Kim Ji-whan, head of research at Hana Daetoo Securities in Seoul notes the South Korean market is undervalued and the country's economy is very strong compared to other advanced nations.
"But the problem is that most of the Korean big companies listed in the stock market are mostly export driven," said Kim. "That means they are heavily dependent on demand from the global economy. And, also, there are worries that the U.S. dollar could get weaker. And that means the Korean Won will get stronger. Korean exporters will suffer."
Foreign exchange markets were calmer than they were Thursday with anticipation of more intervention by Japan’s Finance Ministry. That kept the US dollar stabilized around 79 yen.
With economic vital signs rapidly growing weaker on both sides of the Atlantic, market researcher Kim does not expect an immediate recovery for equities here in Asia.
"We have to wait, at least, one or two months, before we see any economic indicators getting better," he said. "Until then most of the Asian markets, of course including Korea, will suffer I guess."
South Korea's Ministry of Strategy and Finance confirms it convened an emergency meeting Friday morning as stocks plunged in Seoul and across Asia. The internal meeting was headed by vice minister Lim Jong-ryong. A ministry spokesman says officials will cooperate with related government agencies in an attempt to calm fears that are permeating the equity markets.
With China trying to slow its dynamic economy, the world’s second largest, analysts say there is a lack of a significant anchor for global growth.

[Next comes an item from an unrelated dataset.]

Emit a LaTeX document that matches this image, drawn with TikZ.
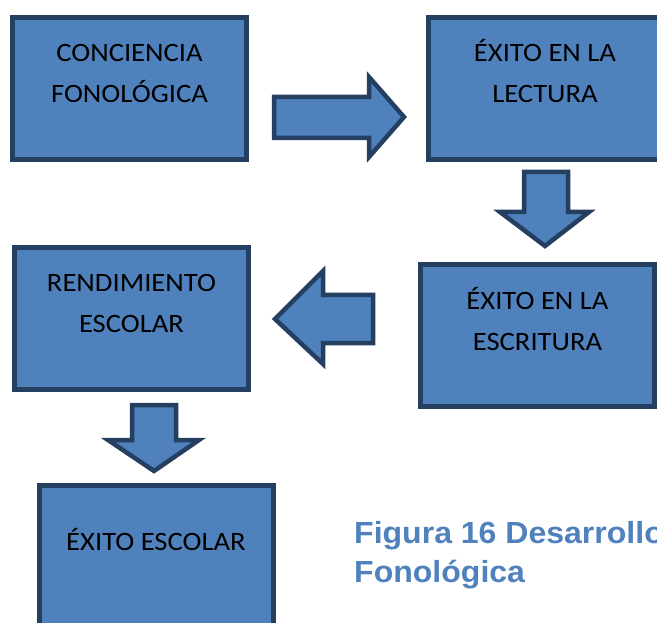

That scenario has sent investors fleeing to the few investment instruments seen as still reliable should there be a huge worldwide meltdown.
Market players say there is now caution about the traditional safe haven of gold bullion because many investors are now cashing in on the commodity's already steep rise this year. They say that may force gold prices lower early next week.
Bonds issued by the U.S. Treasury are in demand, despite rates on some of the inflation-protected notes dipping below zero, meaning worried investors are essentially paying the United States government to hold their money.